▶ _Given information_
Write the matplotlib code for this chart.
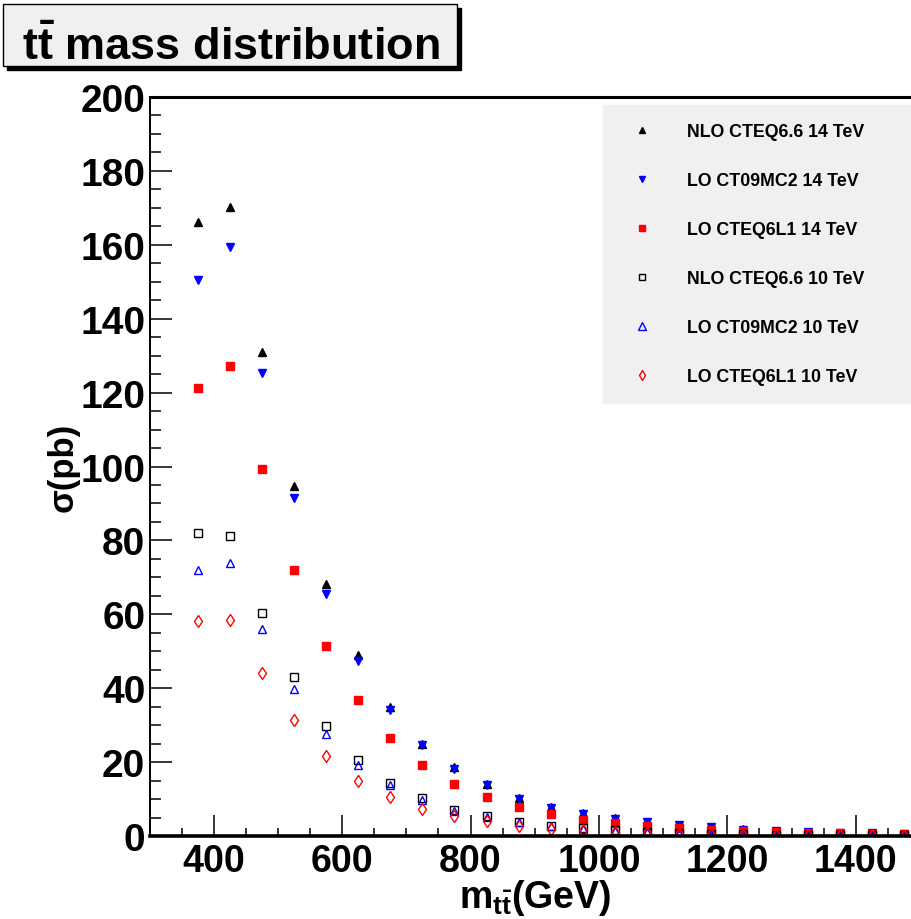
import matplotlib
matplotlib.use("Agg")
import matplotlib.pyplot as plt
from matplotlib.patches import Rectangle
from matplotlib.ticker import MultipleLocator

plt.rcParams['font.family'] = ['Liberation Sans', 'DejaVu Sans']
plt.rcParams['mathtext.fontset'] = 'custom'
plt.rcParams['mathtext.rm'] = 'Liberation Sans:bold'
plt.rcParams['mathtext.bf'] = 'Liberation Sans:bold'
plt.rcParams['mathtext.it'] = 'Liberation Sans:bold'

# bin centres (GeV)
mass = [375, 425, 475, 525, 575, 625, 675, 725, 775, 825, 875, 925,
        975, 1025, 1075, 1125, 1175, 1225, 1275, 1325, 1375, 1425, 1475]

nlo_cteq66_14 = [166.1, 170.2, 131.1, 94.6, 68.3, 48.9, 34.9, 24.9, 18.6, 14.1, 10.3, 7.9,
                 6.1, 4.8, 3.8, 3.0, 2.4, 1.8, 1.4, 1.1, 0.9, 0.7, 0.55]
lo_ct09mc2_14 = [150.5, 159.3, 125.2, 91.6, 65.6, 47.3, 34.1, 24.7, 18.2, 13.7, 10.1, 7.7,
                 6.0, 4.7, 3.7, 2.9, 2.4, 1.7, 1.4, 1.1, 0.9, 0.7, 0.5]
lo_cteq6l1_14 = [121.2, 127.2, 99.3, 72.1, 51.4, 36.7, 26.4, 19.2, 14.1, 10.5, 7.8, 5.9,
                 4.4, 3.5, 2.6, 2.1, 1.7, 1.4, 1.1, 0.9, 0.7, 0.55, 0.45]
nlo_cteq66_10 = [82.1, 81.2, 60.4, 43.0, 29.9, 20.7, 14.4, 10.3, 7.1, 5.5, 3.9, 2.8,
                 2.1, 1.5, 1.1, 0.8, 0.6, 0.5, 0.4, 0.3, 0.25, 0.2, 0.15]
lo_ct09mc2_10 = [71.9, 73.8, 55.9, 39.8, 27.7, 19.1, 13.7, 9.8, 6.9, 5.1, 3.8, 2.7,
                 2.0, 1.4, 1.0, 0.8, 0.6, 0.45, 0.35, 0.3, 0.25, 0.2, 0.15]
lo_cteq6l1_10 = [58.3, 58.5, 44.2, 31.3, 21.6, 15.0, 10.6, 7.3, 5.3, 4.0, 2.6, 2.0,
                 1.6, 1.1, 0.8, 0.6, 0.5, 0.4, 0.3, 0.25, 0.2, 0.15, 0.1]

labels = ["NLO CTEQ6.6 14 TeV", "LO CT09MC2 14 TeV", "LO CTEQ6L1 14 TeV",
          "NLO CTEQ6.6 10 TeV", "LO CT09MC2 10 TeV", "LO CTEQ6L1 10 TeV"]

W, H = 911, 920
fig = plt.figure(figsize=(W / 100, H / 100), dpi=100)
fig.patch.set_facecolor('white')

ax = fig.add_axes([149.5 / W, 1 - 837 / H, (920 - 149.5) / W, (837 - 98) / H])
ax.set_facecolor('white')

ms = 5.8
ax.plot(mass, nlo_cteq66_14, ls='none', marker='^', ms=ms, color='black', mec='black', label=labels[0])
ax.plot(mass, lo_ct09mc2_14, ls='none', marker='v', ms=ms, color='blue', mec='blue', label=labels[1])
ax.plot(mass, lo_cteq6l1_14, ls='none', marker='s', ms=ms, color='red', mec='red', label=labels[2])
ax.plot(mass, nlo_cteq66_10, ls='none', marker='s', ms=ms, mfc='none', mec='black', mew=1.0, label=labels[3])
ax.plot(mass, lo_ct09mc2_10, ls='none', marker='^', ms=ms + 0.6, mfc='none', mec='blue', mew=1.0, label=labels[4])
ax.plot(mass, lo_cteq6l1_10, ls='none', marker='d', ms=ms + 0.6, mfc='none', mec='red', mew=1.0, label=labels[5])

ax.set_xlim(300, 1500)
ax.set_ylim(0, 200)
ax.xaxis.set_major_locator(MultipleLocator(200))
ax.xaxis.set_minor_locator(MultipleLocator(50))
ax.yaxis.set_major_locator(MultipleLocator(20))
ax.yaxis.set_minor_locator(MultipleLocator(5))
ax.tick_params(axis='both', which='both', direction='in', top=False, right=False, width=1.1)
ax.tick_params(axis='x', which='major', length=15, pad=5, labelsize=27)
ax.tick_params(axis='x', which='minor', length=6)
ax.tick_params(axis='y', which='major', length=16, pad=3, labelsize=28)
ax.tick_params(axis='y', which='minor', length=8)
for lab in ax.get_xticklabels() + ax.get_yticklabels():
    lab.set_fontweight('bold')

ax.spines['top'].set_linewidth(2.2)
ax.spines['bottom'].set_linewidth(2.6)
ax.spines['left'].set_linewidth(1.4)
ax.spines['right'].set_visible(False)

ax.set_xlabel(r'$\mathbf{m_{t\bar{t}}}$(GeV)', fontsize=27, fontweight='bold', labelpad=-2)
ax.xaxis.set_label_coords((535 - 149.5) / (920 - 149.5), -0.055)
ax.set_ylabel('σ(pb)', fontsize=25, fontweight='bold')
ax.yaxis.set_label_coords(-(149.5 - 80) / (920 - 149.5), (837 - 467) / (837 - 98))

leg_h = 0.01
ax.legend(loc='upper left',
          bbox_to_anchor=(602.7 / W, 1 - 106 / H - leg_h, 1 - 602.7 / W + 0.02, leg_h),
          bbox_transform=fig.transFigure, mode='expand', frameon=True, fancybox=False,
          facecolor='#f0f0f0', edgecolor='#f0f0f0', framealpha=1,
          prop={'weight': 'bold', 'size': 12.8}, numpoints=1, markerscale=0.85,
          labelspacing=1.80, handlelength=2.4, handletextpad=1.35, borderpad=1.0,
          borderaxespad=0)

# title box with shadow
fig.patches.append(Rectangle((7 / W, 1 - 71 / H), (457 - 3) / W, (67 - 5) / H,
                             transform=fig.transFigure, facecolor='black', edgecolor='black', zorder=1))
fig.patches.append(Rectangle((3 / W, 1 - 67 / H), (457 - 3) / W, (67 - 5) / H,
                             transform=fig.transFigure, facecolor='#f0f0f0', edgecolor='black',
                             linewidth=1.0, zorder=2))
fig.text(231 / W, 1 - 47 / H, r'$\mathbf{t\bar{t}}$ mass distribution', fontsize=32.5,
         fontweight='bold', ha='center', va='center', zorder=3)

fig.savefig('out.png', dpi=100, facecolor='white')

▶ _Job_
Repeat the lines above, starting at the first and stopping after the line that holds "ax.set_facecolor('white')", with the pictures left out.

▶ _Solution to this problem_
Write the matplotlib code for this chart.
import matplotlib
matplotlib.use("Agg")
import matplotlib.pyplot as plt
from matplotlib.patches import Rectangle
from matplotlib.ticker import MultipleLocator

plt.rcParams['font.family'] = ['Liberation Sans', 'DejaVu Sans']
plt.rcParams['mathtext.fontset'] = 'custom'
plt.rcParams['mathtext.rm'] = 'Liberation Sans:bold'
plt.rcParams['mathtext.bf'] = 'Liberation Sans:bold'
plt.rcParams['mathtext.it'] = 'Liberation Sans:bold'

# bin centres (GeV)
mass = [375, 425, 475, 525, 575, 625, 675, 725, 775, 825, 875, 925,
        975, 1025, 1075, 1125, 1175, 1225, 1275, 1325, 1375, 1425, 1475]

nlo_cteq66_14 = [166.1, 170.2, 131.1, 94.6, 68.3, 48.9, 34.9, 24.9, 18.6, 14.1, 10.3, 7.9,
                 6.1, 4.8, 3.8, 3.0, 2.4, 1.8, 1.4, 1.1, 0.9, 0.7, 0.55]
lo_ct09mc2_14 = [150.5, 159.3, 125.2, 91.6, 65.6, 47.3, 34.1, 24.7, 18.2, 13.7, 10.1, 7.7,
                 6.0, 4.7, 3.7, 2.9, 2.4, 1.7, 1.4, 1.1, 0.9, 0.7, 0.5]
lo_cteq6l1_14 = [121.2, 127.2, 99.3, 72.1, 51.4, 36.7, 26.4, 19.2, 14.1, 10.5, 7.8, 5.9,
                 4.4, 3.5, 2.6, 2.1, 1.7, 1.4, 1.1, 0.9, 0.7, 0.55, 0.45]
nlo_cteq66_10 = [82.1, 81.2, 60.4, 43.0, 29.9, 20.7, 14.4, 10.3, 7.1, 5.5, 3.9, 2.8,
                 2.1, 1.5, 1.1, 0.8, 0.6, 0.5, 0.4, 0.3, 0.25, 0.2, 0.15]
lo_ct09mc2_10 = [71.9, 73.8, 55.9, 39.8, 27.7, 19.1, 13.7, 9.8, 6.9, 5.1, 3.8, 2.7,
                 2.0, 1.4, 1.0, 0.8, 0.6, 0.45, 0.35, 0.3, 0.25, 0.2, 0.15]
lo_cteq6l1_10 = [58.3, 58.5, 44.2, 31.3, 21.6, 15.0, 10.6, 7.3, 5.3, 4.0, 2.6, 2.0,
                 1.6, 1.1, 0.8, 0.6, 0.5, 0.4, 0.3, 0.25, 0.2, 0.15, 0.1]

labels = ["NLO CTEQ6.6 14 TeV", "LO CT09MC2 14 TeV", "LO CTEQ6L1 14 TeV",
          "NLO CTEQ6.6 10 TeV", "LO CT09MC2 10 TeV", "LO CTEQ6L1 10 TeV"]

W, H = 911, 920
fig = plt.figure(figsize=(W / 100, H / 100), dpi=100)
fig.patch.set_facecolor('white')

ax = fig.add_axes([149.5 / W, 1 - 837 / H, (920 - 149.5) / W, (837 - 98) / H])
ax.set_facecolor('white')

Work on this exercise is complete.